一连串儿简短的吩咐,房间内众人纷纷动了起来。
索菲亚扶着我走到她房间,刚进门我就打了个哈欠:“什么是洗涤?”
“就是用圣光帮人驱除疾病、恢复身上的伤势。”
“那圣光不会直接把我净化了吧?”
“不会的,那是很温和的圣光,没有任何攻击性。”
索菲亚帮我脱下鞋子、外套,引导我躺在那张柔软的大床上,然后恭敬的站在一边。
这让我觉得特别扭,刚接触那会儿她在我眼里是个很特别、很有个性的女人,可转眼间就变成了仆人一般的角色。
感觉这样没有灵魂,我已经丝毫感觉不到掌控一个人的新鲜感了,和她待在一起越来越觉得索然无味。

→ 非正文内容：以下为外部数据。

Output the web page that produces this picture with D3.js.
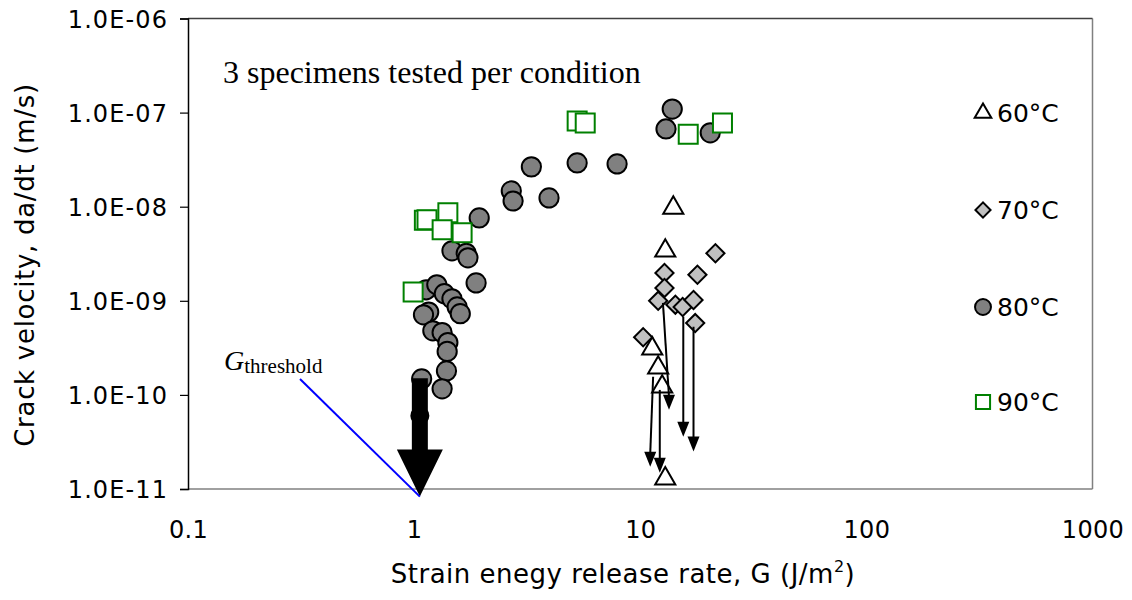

“忙你的去吧,记住我上午跟你说的计划,等卓逸来了你要好好配合。”
“我会的。”
她向我行礼,然后轻轻退了出去。
“哎呦卧槽,这不就是一具行尸走肉么?”
我在心里感叹一声:“真没劲,她现在一点自我意识都没有,灵魂都被掏空了,被这样一群人信奉,我真不明白那些神能从中获得什么样的成就感。”
“人家的快乐你根本想象不到。”
发出两声阴冷的笑,心魔的语气带着几分不屑:“等有机会你去到那个天堂,就知道那些所谓的神在做什么男盗女娼的勾当。”

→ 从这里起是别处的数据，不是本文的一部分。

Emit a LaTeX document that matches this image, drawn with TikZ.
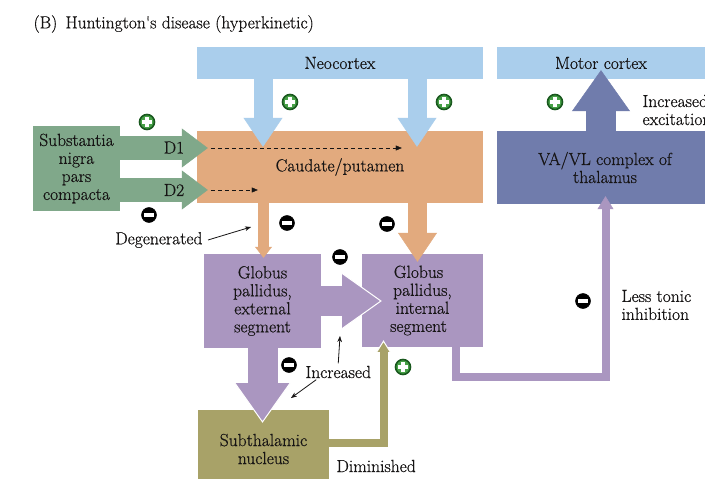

我挺疑惑的:“毕竟是十几亿人的信仰,那些神没有这么不堪吧?”
“你要弄清楚神和上帝的区别。”
我都能想象出心魔摇头的样子:“上帝和三清一样,都是天道演化出来的,自然没有这些凡俗的欲望。
可那些所谓的神,跟段天他们这些阎王没什么区别,都有自己的心思、算计和诉求,你有句话说到了点子上,如果不是想要玩弄这些圣女,他何必让人家保持纯洁,这不是瓜田李下么?”
“弄了半天还真是因为这个。”
我惊了,不由得感叹一句:“卧槽,那要这么说的话,我让索菲亚脱离教廷还是做好事了?这是帮她摆脱成为泄欲工具的命运啊。”
心魔‘嘿嘿’冷笑两声,没说话。
我耸耸肩:“可我还是觉得没劲,反正她对我而言是一点吸引力都没有了,你要是有兴趣,等身体恢复之后趁早办了她吧。”

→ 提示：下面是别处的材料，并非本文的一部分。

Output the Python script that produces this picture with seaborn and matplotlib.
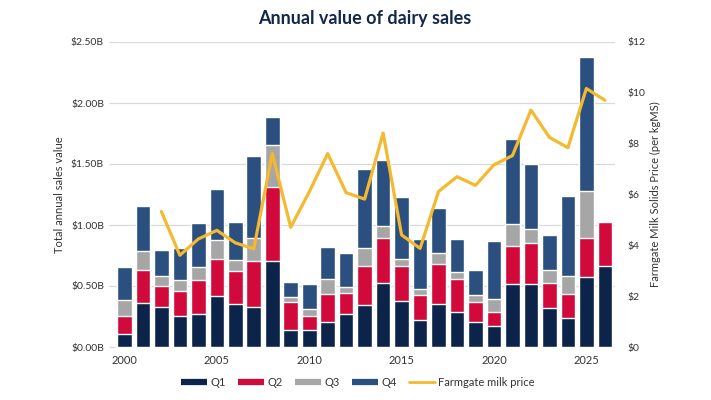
import numpy as np
import pandas as pd
import matplotlib
matplotlib.use("Agg")
import matplotlib.pyplot as plt
import seaborn as sns
from matplotlib.lines import Line2D

years = list(range(2000, 2027))

q1 = [0.110, 0.363, 0.330, 0.253, 0.269, 0.418, 0.352, 0.330, 0.703, 0.137,
      0.137, 0.209, 0.269, 0.346, 0.527, 0.379, 0.220, 0.352, 0.288, 0.203,
      0.173, 0.516, 0.519, 0.321, 0.234, 0.571, 0.665]
q2 = [0.148, 0.272, 0.170, 0.206, 0.283, 0.307, 0.269, 0.373, 0.605, 0.234,
      0.121, 0.222, 0.173, 0.322, 0.369, 0.289, 0.203, 0.327, 0.272, 0.162,
      0.115, 0.314, 0.333, 0.201, 0.197, 0.325, 0.362]
q3 = [0.127, 0.151, 0.082, 0.090, 0.102, 0.151, 0.091, 0.187, 0.346, 0.036,
      0.050, 0.124, 0.050, 0.145, 0.093, 0.057, 0.052, 0.093, 0.055, 0.064,
      0.108, 0.178, 0.115, 0.110, 0.151, 0.381, 0.0]
q4 = [0.269, 0.371, 0.215, 0.264, 0.362, 0.415, 0.310, 0.679, 0.228, 0.123,
      0.208, 0.261, 0.277, 0.649, 0.541, 0.503, 0.410, 0.368, 0.270, 0.203,
      0.469, 0.698, 0.536, 0.283, 0.657, 1.097, 0.0]

milk_price = [np.nan, np.nan, 5.33, 3.61, 4.25, 4.59, 4.10, 3.86, 7.61, 4.71,
              6.10, 7.61, 6.07, 5.82, 8.42, 4.41, 3.88, 6.12, 6.70, 6.36,
              7.17, 7.53, 9.32, 8.25, 7.84, 10.17, 9.71]

quarters = ["Q1", "Q2", "Q3", "Q4"]
colors = {"Q1": "#0c2449", "Q2": "#d20a3c", "Q3": "#a6a6a6", "Q4": "#2b4f7e"}
line_color = "#f4b92f"
text_color = "#333333"

df = pd.DataFrame({"year": years, "Q1": q1, "Q2": q2, "Q3": q3, "Q4": q4})
cum = df[quarters].cumsum(axis=1)
cum["year"] = df["year"].astype(str)

sns.set_theme(style="white")
plt.rcParams["font.family"] = ["Lato", "DejaVu Sans"]

fig = plt.figure(figsize=(7.11, 4.0), dpi=100)
ax = fig.add_axes([0.162, 0.1325, 0.703, 0.7625])

# stacked bars: draw cumulative totals from the top quarter down
for q in reversed(quarters):
    sns.barplot(data=cum, x="year", y=q, color=colors[q], width=0.79,
                saturation=1, ax=ax, zorder=2)

ax.set_ylim(0, 2.5)
ax.set_xlim(-0.5, len(years) - 0.45)
ax.set_yticks(np.arange(0, 2.51, 0.5))
ax.set_yticklabels(["$%.2fB" % v for v in np.arange(0, 2.51, 0.5)])
ax.yaxis.grid(True, color="#d9d9d9", linewidth=0.9, zorder=0)
ax.set_axisbelow(True)
tick_pos = [i for i, y in enumerate(years) if y % 5 == 0]
ax.set_xticks(tick_pos)
ax.set_xticklabels([str(years[i]) for i in tick_pos])
ax.tick_params(axis="x", labelsize=8, colors=text_color, length=0, pad=6)
ax.tick_params(axis="y", labelsize=7.5, labelcolor=text_color, length=4,
               color="#d9d9d9", width=0.9, pad=4)
ax.set_xlabel("")
ax.set_ylabel("Total annual sales value", fontsize=8, color=text_color, labelpad=4)
for s in ax.spines.values():
    s.set_visible(False)

ax2 = ax.twinx()
line_df = pd.DataFrame({"pos": np.arange(len(years)), "price": milk_price}).dropna()
sns.lineplot(data=line_df, x="pos", y="price", color=line_color, linewidth=2.3, ax=ax2)
ax2.set_ylim(0, 12)
ax2.set_yticks(np.arange(0, 13, 2))
ax2.set_yticklabels(["$%d" % v for v in np.arange(0, 13, 2)])
ax2.tick_params(axis="y", labelsize=7.5, colors=text_color, length=0, pad=9)
ax2.set_ylabel("Farmgate Milk Solids Price (per kgMS)", fontsize=8, color=text_color, labelpad=3)
ax2.set_xlabel("")
for s in ax2.spines.values():
    s.set_visible(False)

fig.text(0.513, 0.953, "Annual value of dairy sales", ha="center", va="center",
         fontsize=13, fontweight="bold", color="#14284b")

handles = [Line2D([], [], color=colors[q], linewidth=4.5, solid_capstyle="butt") for q in quarters]
handles.append(Line2D([], [], color=line_color, linewidth=2.0))
fig.legend(handles, quarters + ["Farmgate milk price"], loc="center",
           bbox_to_anchor=(0.503, 0.043), ncol=5, frameon=False, fontsize=8,
           handlelength=2.4, handletextpad=0.25, columnspacing=1.1,
           labelcolor=text_color)

fig.savefig("out.png", dpi=100)
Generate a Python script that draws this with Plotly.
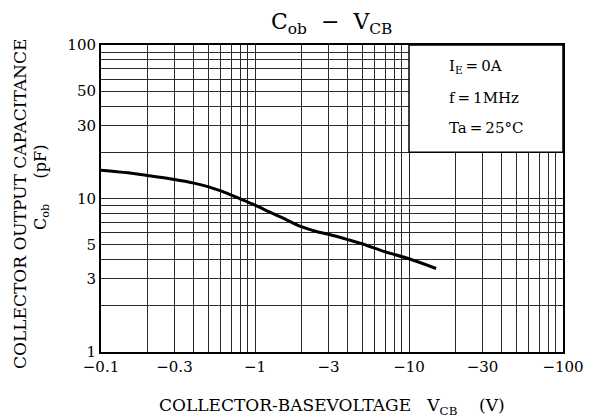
import plotly.graph_objects as go

# Data
vcb = [0.1, 0.15, 0.2, 0.3, 0.4, 0.5, 0.6, 0.8, 1.0, 1.25, 1.5, 2.0, 2.5, 3.0, 4.0, 5.0, 7.0, 10.0, 15.0]
cob = [15.3, 14.7, 14.1, 13.3, 12.6, 11.9, 11.2, 9.95, 9.05, 8.15, 7.5, 6.55, 6.1, 5.85, 5.4, 5.05, 4.5, 4.05, 3.5]

x_grid = [0.1, 0.2, 0.3, 0.4, 0.5, 0.6, 0.7, 0.8, 0.9,
          1, 2, 3, 4, 5, 6, 7, 8, 9,
          10, 20, 30, 40, 50, 60, 70, 80, 90, 100]
x_labels = {0.1: "−0.1", 0.3: "−0.3", 1: "−1", 3: "−3", 10: "−10", 30: "−30", 100: "−100"}
y_grid = [1, 2, 3, 4, 5, 6, 7, 8, 9,
          10, 20, 30, 40, 50, 60, 70, 80, 90, 100]
y_labels = {1: "1", 3: "3", 5: "5", 10: "10", 30: "30", 50: "50", 100: "100"}

FONT = "DejaVu Serif"
OFF = 8  # page body margin
W, H = 597 - OFF, 419 - OFF
# plot area in page pixels: x 101..563, y 45..352
L, R, T, B = 101 - OFF, 597 - 563, 45 - OFF, 419 - 352
PW, PH = W - L - R, H - T - B

fig = go.Figure()
fig.add_trace(go.Scatter(x=vcb, y=cob, mode="lines",
                         line=dict(color="black", width=3, shape="spline", smoothing=1.0),
                         hoverinfo="skip", showlegend=False))

fig.update_layout(
    width=W, height=H,
    margin=dict(l=L, r=R, t=T, b=B),
    paper_bgcolor="white", plot_bgcolor="white",
    font=dict(family=FONT, color="black", size=15),
    showlegend=False,
)
fig.update_xaxes(type="log", range=[-1, 2],
                 tickvals=x_grid, ticktext=[x_labels.get(v, "") for v in x_grid],
                 ticks="", showgrid=True, gridcolor="#2a2a2a", gridwidth=1,
                 showline=True, linecolor="black", linewidth=2, mirror=True,
                 zeroline=False, tickfont=dict(family=FONT, size=15, color="black"))
fig.update_yaxes(type="log", range=[0, 2],
                 tickvals=y_grid, ticktext=[y_labels.get(v, "") for v in y_grid],
                 ticks="", showgrid=True, gridcolor="#2a2a2a", gridwidth=1,
                 showline=True, linecolor="black", linewidth=2, mirror=True,
                 zeroline=False, tickfont=dict(family=FONT, size=15, color="black"))

# Condition box (upper right, covers grid)
fig.add_shape(type="rect", xref="paper", yref="paper",
              x0=2/3, x1=1, y0=0.6505, y1=1,
              fillcolor="white", line=dict(color="black", width=1.5), layer="above")

def py(pix):
    return 1 - (pix - 45) / PH

def px(pix):
    return (pix - 101) / PW

for txt, ypix in [("I<sub>E</sub>\u2009=\u20090A", 66), ("f\u2009=\u20091MHz", 98), ("Ta\u2009=\u200925°C", 128)]:
    fig.add_annotation(text=txt, xref="paper", yref="paper", x=px(447), y=py(ypix),
                       xanchor="left", yanchor="middle", showarrow=False,
                       font=dict(family=FONT, size=15, color="black"))

# Title
fig.add_annotation(text="C<sub>ob</sub>\u00a0\u00a0−\u00a0\u00a0V<sub>CB</sub>", xref="paper", yref="paper",
                   x=px(331), y=py(24), xanchor="center", yanchor="middle", showarrow=False,
                   font=dict(family=FONT, size=22, color="black"))

# X axis title
fig.add_annotation(text="COLLECTOR-BASEVOLTAGE\u00a0\u00a0\u00a0V<sub>CB</sub>\u00a0\u00a0\u00a0\u00a0(V)",
                   xref="paper", yref="paper", x=px(332), y=py(406),
                   xanchor="center", yanchor="middle", showarrow=False,
                   font=dict(family=FONT, size=17, color="black"))

# Y axis title (two lines)
fig.add_annotation(text="COLLECTOR OUTPUT CAPACITANCE", xref="paper", yref="paper",
                   x=px(20), y=py(204), xanchor="center", yanchor="middle", textangle=-90,
                   showarrow=False, font=dict(family=FONT, size=17, color="black"))
fig.add_annotation(text="C<sub>ob</sub>\u00a0\u00a0\u00a0\u00a0\u00a0(pF)", xref="paper", yref="paper",
                   x=px(41), y=py(188), xanchor="center", yanchor="middle", textangle=-90,
                   showarrow=False, font=dict(family=FONT, size=16, color="black"))

fig.write_html("out.html")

“我他吗没也没兴趣了,圣女变成荡妇,那上她还有什么意义?都怨你这个废物,你要是把她拿捏住,我还至于出手把她变成这样么?”
“往我脑袋上甩锅是吧?”
“这本来就是你的问题,你必须赔偿我。”
心魔的语气带着几分邪异的味道:“赶快解决眼前的事儿,然后飞去西欧,我有点迫不及待想知道,西方昂撒人的圣女会不会也是这种高高在上的模样。”